I don’t usually reread books. But this time, the Ramona Quimby series is the only place where my mind has settled, where I’ve sat long enough to read through to the end of a story.
I had read The Magician’s Nephew (C. S. Lewis) and The Happiness Project (Gretchen Rubin). Jurassic Park (Michael Crichton) was next. After about twenty pages I kept putting it down. Forty pages in and I put it down for the final time. For several weeks, I didn’t pick up a book again. This was reading in the time of COVID-19. Passive entertainment like TV or food related videos was the only thing I could sit through.
Eventually, I tried again. Jhumpa Lahiri’s The Lowland was the only book of hers I hadn’t read. Again, I wanted to keep reading but I was distracted and restless. I felt guilty for wasting my time away on TV. This time a reality show the name of which shall not be named. Weeks went by again without me picking up another book. I missed reading but dreaded the idea of failing at it again.
One evening I was looking at my laptop, not really wanting to turn it on, but also feeling moments away from another wasted hour. Then my eyes fell on the Ramona books on the shelf. I leafed through Beverly Cleary’s Ramona Forever, a musty, yellowed copy with crinkly pages. And those illustrations. I’m partial to the Alan Tiegreen ones. I loved those illustrations as a kid.

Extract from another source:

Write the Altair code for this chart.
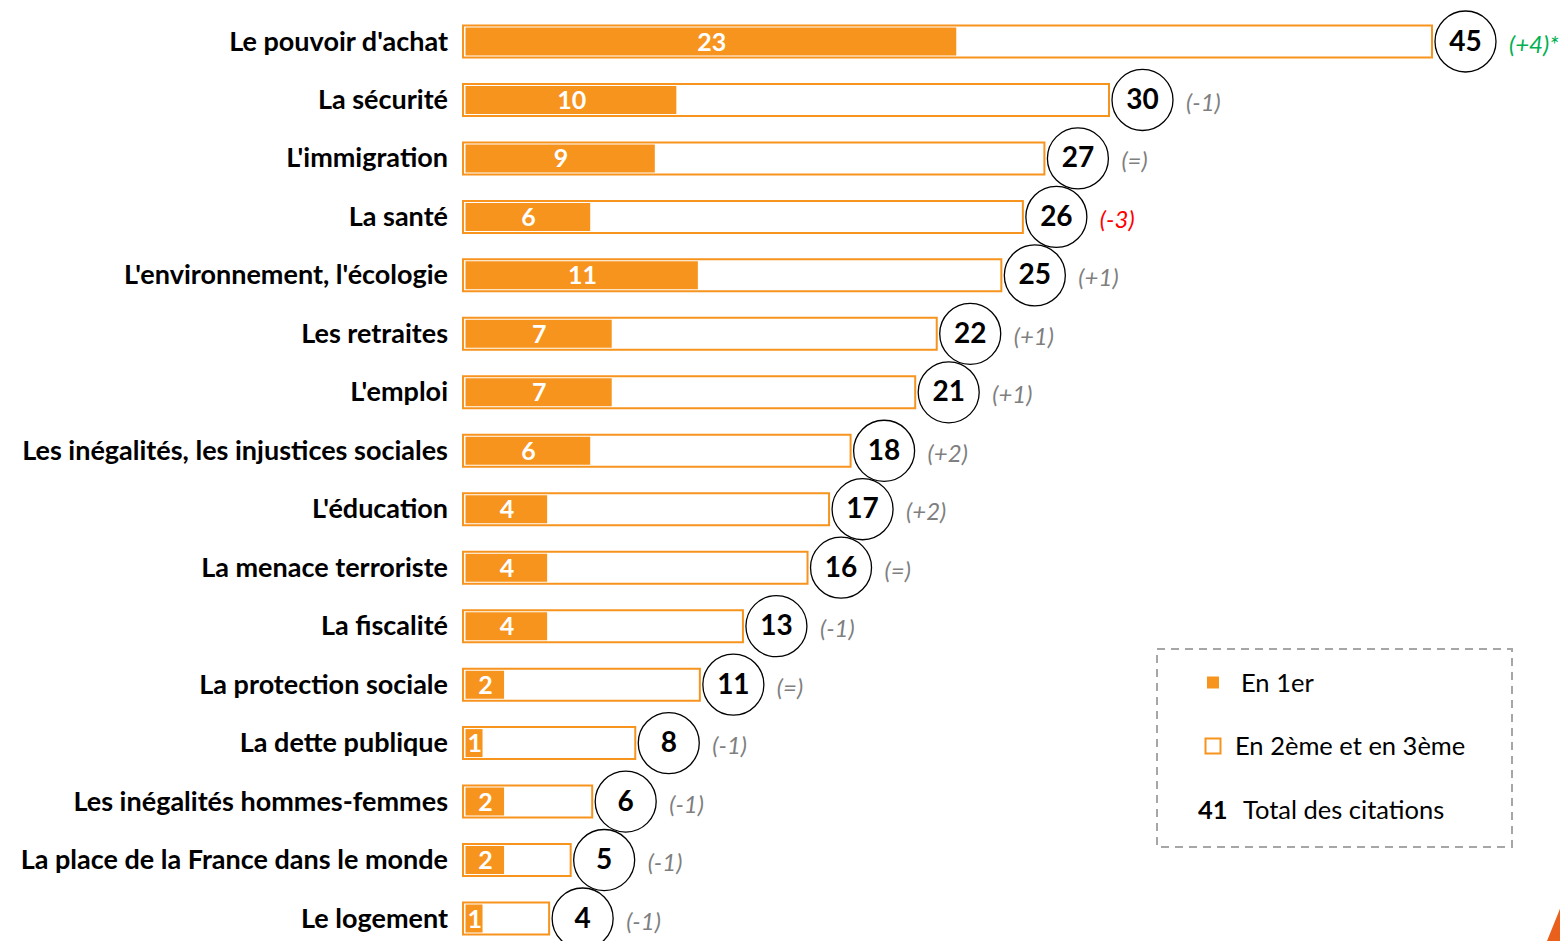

I read the book, happy to finally have read something from start to finish.
Then I read Ramona the Pest.
And then I realized something reading these books as an adult. I didn’t just love these books because of the illustrations or the funny things that happened in the stories. I loved them because I had felt like Ramona. There’s the time Ramona burst out crying at the dinner table. The time she calls her sister a mean name only to be confused at why she felt so odd and uncomfortable. The time she felt sorry for herself, hiding behind the trash cans because her teacher had been replaced by a substitute and of course that meant the world had ended.
As a kid, I once got told off for not coming home on time after seeing a friend. There was a flower patch next to the apartment’s balcony with hibiscus and other flowers. I sat there, hidden from view, and felt sorry for myself. Everyone was looking for me. I heard them out in the balcony calling my name. I sat there, just like Ramona, certain all was terrible in the world and didn’t answer. Beverly Cleary was a genius at expressing how I felt. Before this, I had never been fully aware of why I loved the books so much.
Since rereading these books I seem to have been cured of my inability to stick to a book. I found a copy of Christopher Paolini’s Eragon in the library’s free book box. It’s a book I had been wanting to read for a while. I read the first five pages. Then a chapter. Then another one. So far so good.